Dear Marty, We Crapped In Our Nest: Notes from the Edge of the World | Art Cullen | $20 | 192p | ISBN 9781948509633 | Coming September, 2025
We have fouled our nest over the past half century in a way that was almost unavoidable, given our history of seeking domination — first over the Indigenous people of the Western World, then over their land. Native people for millennia lived with the land in a vital relationship. Europeans set out to transform that relationship brutally, and this destruction has reached a head. We simply cannot go on like this, washing our soil down the river while the planet bakes, ignoring our own immigration story.

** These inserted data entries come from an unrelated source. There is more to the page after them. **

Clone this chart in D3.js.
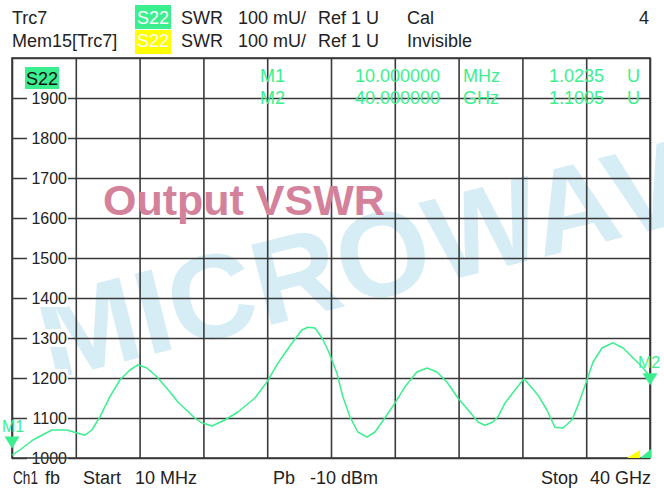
<!DOCTYPE html>
<html><head><meta charset="utf-8">
<script src="https://cdn.jsdelivr.net/npm/d3@7"></script>
<style>
html,body{margin:0;padding:0;background:#fff;}
svg{display:block;font-family:"Liberation Sans",Arial,sans-serif;}
</style></head><body>
<svg id="c" width="664" height="488"></svg>
<script>
// ---- data ----
const freqGHz = [0.01,0.50,1.32,2.51,3.45,4.14,4.58,5.02,5.52,6.14,6.77,7.40,7.90,8.46,9.09,9.91,10.41,11.47,11.91,12.54,13.35,14.17,15.24,15.99,16.68,17.55,18.18,18.56,19.00,19.44,19.81,20.06,20.38,20.75,21.19,21.69,22.26,22.76,23.38,24.01,24.64,25.39,26.02,26.65,27.27,27.96,28.71,29.22,29.65,30.16,30.47,30.91,31.54,32.10,32.60,32.98,33.54,34.04,34.54,35.11,35.49,36.05,36.43,36.99,37.68,38.31,38.94,39.50,40.0];
const swrMU = [1007,1020,1045,1070,1070,1062,1057,1070,1103,1153,1195,1220,1233,1225,1203,1165,1140,1100,1088,1080,1095,1115,1150,1190,1237,1287,1320,1327,1325,1300,1270,1245,1212,1153,1103,1065,1052,1065,1100,1137,1178,1215,1225,1215,1190,1150,1115,1090,1082,1090,1103,1137,1170,1198,1175,1157,1120,1077,1075,1095,1132,1195,1240,1275,1288,1275,1250,1228,1203];
const yTicks = [1000,1100,1200,1300,1400,1500,1600,1700,1800,1900];
const xDivisions = [0,1,2,3,4,5,6,7,8,9,10];
const header1 = ["Trc7","S22","SWR","100 mU/","Ref 1 U","Cal","4"];
const header2 = ["Mem15[Trc7]","S22","SWR","100 mU/","Ref 1 U","Invisible"];
const markerNames = ["M1","M2"];
const markerFreqText = ["10.000000","40.000000"];
const markerUnit = ["MHz","GHz"];
const markerValText = ["1.0235","1.1005"];
const markerFreq = [0.01,40];
const markerLevel = [1023.5,1182];
const footer = ["Ch1","fb","Start","10 MHz","Pb","-10 dBm","Stop","40 GHz"];
const titleText = "Output VSWR";
const watermark = "MICROWAVE";

// ---- layout ----
const svg = d3.select("#c");
const L = 12, R = 650, T = 58, B = 458;
const x = d3.scaleLinear().domain([0.01,40]).range([L,R]);
const y = d3.scaleLinear().domain([1000,2000]).range([B,T]);
const green = "#3cef8e", yellow = "#ffff00", grid = "#3a3a3a";

svg.append("rect").attr("width",664).attr("height",488).attr("fill","#fff");

// watermark
const wm = svg.append("g").attr("fill","#d6edf6").attr("font-weight","bold").attr("font-size",120);
wm.append("text").attr("transform","translate(50,380) rotate(-14)").text(watermark);
wm.append("text").attr("transform","translate(8,392) rotate(-14)").attr("text-anchor","end").text("S");

// grid
const xStep = (40-0.01)/10;
const xAxis = d3.axisBottom(x).tickValues(xDivisions.map(i=>0.01+i*xStep)).tickSize(-(B-T)).tickFormat("");
const gx = svg.append("g").attr("transform",`translate(0,${B})`).call(xAxis);
const yAxis = d3.axisLeft(y).tickValues(yTicks.concat([2000])).tickSize(-(R-L)).tickFormat("");
const gy = svg.append("g").attr("transform",`translate(${L},0)`).call(yAxis);
[gx,gy].forEach(g=>{
  g.select(".domain").remove();
  g.selectAll("line").attr("stroke",grid).attr("stroke-width",1.6);
});

// y labels with white background
const lab = svg.append("g").attr("font-size",16).attr("fill","#222");
yTicks.forEach(v=>{
  lab.append("rect").attr("x",27).attr("y",y(v)-9).attr("width",41).attr("height",18).attr("fill","#fff");
  lab.append("text").attr("x",67).attr("y",y(v)+6).attr("text-anchor","end").text(v);
});
svg.append("rect").attr("x",L).attr("y",T).attr("width",R-L).attr("height",B-T)
  .attr("fill","none").attr("stroke",grid).attr("stroke-width",1.6);

// S22 tag in plot
svg.append("rect").attr("x",25).attr("y",67).attr("width",34).attr("height",22).attr("fill",green);
svg.append("text").attr("x",26).attr("y",85).attr("font-size",18).attr("fill","#111").text("S22");

// title
svg.append("text").attr("x",103).attr("y",215).attr("font-size",43).attr("font-weight","bold")
  .attr("fill","#d4829b").text(titleText);

// marker readout
const mk = svg.append("g").attr("font-size",18).attr("fill",green);
markerNames.forEach((n,i)=>{
  const by = 82 + i*21.5;
  mk.append("text").attr("x",260).attr("y",by).text(n);
  mk.append("text").attr("x",440).attr("y",by).attr("text-anchor","end").text(markerFreqText[i]);
  mk.append("text").attr("x",463).attr("y",by).text(markerUnit[i]);
  mk.append("text").attr("x",604).attr("y",by).attr("text-anchor","end").text(markerValText[i]);
  mk.append("text").attr("x",627).attr("y",by).text("U");
});

// trace
const line = d3.line().x((d,i)=>x(freqGHz[i])).y(d=>y(d));
svg.append("path").datum(swrMU).attr("d",line).attr("fill","none")
  .attr("stroke",green).attr("stroke-width",1.5).attr("stroke-linejoin","round");

// marker triangles
markerNames.forEach((n,i)=>{
  const mx = x(markerFreq[i]), my = y(markerLevel[i]);
  svg.append("path").attr("d",`M${mx-7.5},${my-12}L${mx+7.5},${my-12}L${mx},${my}Z`).attr("fill",green);
  svg.append("text").attr("x",i===0?mx+1:mx-12).attr("y",my-17).attr("font-size",16)
    .attr("fill",green).attr("text-anchor",i===0?"middle":"start").text(n);
});

// small corner indicators
svg.append("path").attr("d",`M627,${B}L640,${B-8}L640,${B}Z`).attr("fill",yellow);
svg.append("path").attr("d",`M640,${B}L651,${B-9}L651,${B}Z`).attr("fill",green);

// header
const hx = [12,null,181,238,318,407];
[0,1].forEach(r=>{
  svg.append("rect").attr("x",135).attr("y",5+r*25).attr("width",36).attr("height",24).attr("fill",r===0?green:yellow);
});
const h = svg.append("g").attr("font-size",18).attr("fill","#222");
[header1,header2].forEach((row,r)=>{
  const by = 24 + r*23;
  row.forEach((t,i)=>{
    if(i===1){ h.append("text").attr("x",137).attr("y",by).attr("fill","#fff").text(t); return; }
    if(i===6){ h.append("text").attr("x",649).attr("y",by).attr("text-anchor","end").text(t); return; }
    h.append("text").attr("x",hx[i]).attr("y",by).text(t);
  });
});

// footer
const f = svg.append("g").attr("font-size",18).attr("fill","#222");
const fx = [13,45,83,135,273,310,541,590];
footer.forEach((t,i)=>{
  const tt = f.append("text").attr("x",fx[i]).attr("y",484).text(t);
  if(i===0) tt.attr("textLength",25).attr("lengthAdjust","spacingAndGlyphs");
});
</script>
</body></html>
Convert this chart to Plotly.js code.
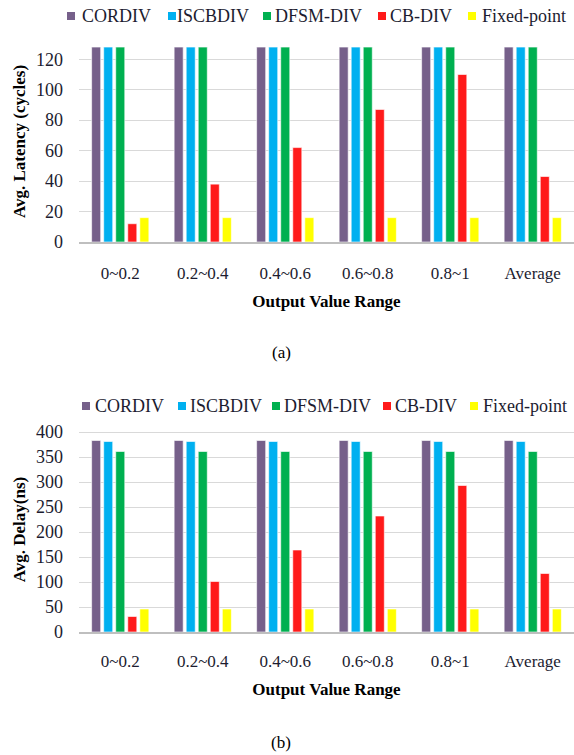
<!DOCTYPE html>
<html>
<head>
<meta charset="utf-8">
<script src="https://cdn.plot.ly/plotly-3.0.1.min.js"></script>
<style>html,body{margin:0;padding:0;background:#fff;}#chart{width:574px;height:755px;}</style>
</head>
<body>
<div id="chart"></div>
<script>
const categories = ["0~0.2", "0.2~0.4", "0.4~0.6", "0.6~0.8", "0.8~1", "Average"];
const seriesNames = ["CORDIV", "ISCBDIV", "DFSM-DIV", "CB-DIV", "Fixed-point"];
const seriesColors = ["#76608a", "#00b0f0", "#00b050", "#ff1a1a", "#ffff00"];

// (a) Avg. Latency (cycles)
const latCORDIV  = [128, 128, 128, 128, 128, 128];
const latISCBDIV = [128, 128, 128, 128, 128, 128];
const latDFSM    = [128, 128, 128, 128, 128, 128];
const latCB      = [12, 38, 62, 87, 110, 43];
const latFixed   = [16, 16, 16, 16, 16, 16];

// (b) Avg. Delay (ns)
const delCORDIV  = [383, 383, 383, 383, 383, 383];
const delISCBDIV = [381, 381, 381, 381, 381, 381];
const delDFSM    = [361, 361, 361, 361, 361, 361];
const delCB      = [31, 101, 164, 232, 293, 117];
const delFixed   = [46, 46, 46, 46, 46, 46];

const latency = [latCORDIV, latISCBDIV, latDFSM, latCB, latFixed];
const delay = [delCORDIV, delISCBDIV, delDFSM, delCB, delFixed];

const serif = "Liberation Serif";
const textColor = "#1c1c30";

const traces = [];
latency.forEach((vals, i) => {
  traces.push({
    type: "bar", x: categories, y: vals, name: seriesNames[i],
    xaxis: "x", yaxis: "y", showlegend: false,
    marker: {color: seriesColors[i], line: {color: "rgba(255,255,255,0.6)", width: 1}},
    hoverinfo: "y"
  });
});
delay.forEach((vals, i) => {
  traces.push({
    type: "bar", x: categories, y: vals, name: seriesNames[i],
    xaxis: "x2", yaxis: "y2", showlegend: false,
    marker: {color: seriesColors[i], line: {color: "rgba(255,255,255,0.6)", width: 1}},
    hoverinfo: "y"
  });
});

const H = 755, W = 574;
const py = v => 1 - v / H;
const px = v => v / W;

// legend layout (pixel positions of swatches and labels)
const legendRows = [
  {yc: 16, sw: [67, 168, 263, 378, 468], tx: [81, 176, 274, 389, 481]},
  {yc: 406, sw: [82, 178, 272, 383, 470], tx: [94, 189, 283, 394, 482]}
];

const shapes = [];
const annotations = [];
legendRows.forEach(row => {
  seriesNames.forEach((name, i) => {
    shapes.push({
      type: "rect", xref: "paper", yref: "paper",
      x0: px(row.sw[i]), x1: px(row.sw[i] + 8),
      y0: py(row.yc + 4), y1: py(row.yc - 4),
      fillcolor: seriesColors[i], line: {width: 0}
    });
    annotations.push({
      text: name, xref: "paper", yref: "paper", x: px(row.tx[i]), y: py(row.yc),
      xanchor: "left", yanchor: "middle", showarrow: false, borderpad: 0,
      font: {family: serif, size: 18, color: textColor}
    });
  });
});
annotations.push(
  {text: "(a)", x: px(281), y: py(352), xref: "paper", yref: "paper", showarrow: false,
   font: {family: serif, size: 17, color: "#000"}, xanchor: "center", yanchor: "middle"},
  {text: "(b)", x: px(281), y: py(742), xref: "paper", yref: "paper", showarrow: false,
   font: {family: serif, size: 17, color: "#000"}, xanchor: "center", yanchor: "middle"}
);

const xCommon = {
  showgrid: false, showline: true, linecolor: "#bfbfbf", linewidth: 2,
  ticks: "", tickfont: {family: serif, size: 17, color: textColor},
  automargin: false
};
const yCommon = {
  showgrid: true, gridcolor: "#d9d9d9", gridwidth: 1, zeroline: false,
  showline: false, ticks: "", tickfont: {family: serif, size: 18, color: textColor},
  ticklabelstandoff: 15, automargin: false
};

const layout = {
  width: W, height: H,
  margin: {l: 0, r: 0, t: 0, b: 0},
  paper_bgcolor: "#fff", plot_bgcolor: "#fff",
  barmode: "group", bargap: 0.27, bargroupgap: 0.25,
  showlegend: false,
  font: {family: serif},
  xaxis: Object.assign({}, xCommon, {
    domain: [px(79), 1], anchor: "y", ticklabelstandoff: 15,
    title: {text: "<b>Output Value Range</b>", font: {family: serif, size: 17, color: "#000"}, standoff: 13}
  }),
  yaxis: Object.assign({}, yCommon, {
    domain: [py(242), py(41)], anchor: "x", range: [0, 132], dtick: 20,
    title: {text: "<b>Avg. Latency (cycles)</b>", font: {family: serif, size: 17, color: "#000"}, standoff: 6}
  }),
  xaxis2: Object.assign({}, xCommon, {
    domain: [px(79), 1], anchor: "y2", ticklabelstandoff: 13,
    title: {text: "<b>Output Value Range</b>", font: {family: serif, size: 17, color: "#000"}, standoff: 13}
  }),
  yaxis2: Object.assign({}, yCommon, {
    domain: [py(632), py(427)], anchor: "x2", range: [0, 410], dtick: 50,
    title: {text: "<b>Avg. Delay(ns)</b>", font: {family: serif, size: 17, color: "#000"}, standoff: 6}
  }),
  shapes: shapes,
  annotations: annotations
};

Plotly.newPlot("chart", traces, layout, {displayModeBar: false, staticPlot: true});
</script>
</body>
</html>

As Art writes, “Fifty years around a small town amid the teeming waves of golden corn, a lot has changed, but corn remains king, just like when we were in school. But the place we knew is gone, that world of family farms and the Saturday livestock auction. We are the poorer for it. This is how it went down, or at least how I put it down, in notes compiled over this strange time from Irving Street just up from the lake in the small town we called home.”
Art Cullen is editor and co-owner with older brother John of the Storm Lake Times Pilot (www.stormlake.com) in rural Northwest Iowa. Art is a Storm Lake native, where he graduated from St. Mary’s High School with his pal Marty Case. Art barely earned a journalism degree from the University of St. Thomas in St. Paul, Minn. He has been a reporter and editor at newspapers in Algona, Ames and Mason City, Iowa, and helped John launch the Storm Lake Times in their hometown in 1990. They also own the Cherokee Chronicle Times, a weekly in an adjacent county.
Art won the Pulitzer Price in 2017 for a series of editorials about agricultural surface water pollution in Iowa. His columns have appeared in the New York Times, Washington Post, The Guardian and regional publications. He authored a journalistic memoir, Storm Lake: A Chronicle of Change, Resilience, and Hope from a Heartland Newspaper. The Cullen family and their newspaper also were the subjects of a feature-length independent documentary film Storm Lake that aired nationally on the PBS series Independent Lens.
Art and his wife Dolores, a feature writer and photographer at the Times Pilot, have four children, including son Tom, who is the newspaper’s managing editor.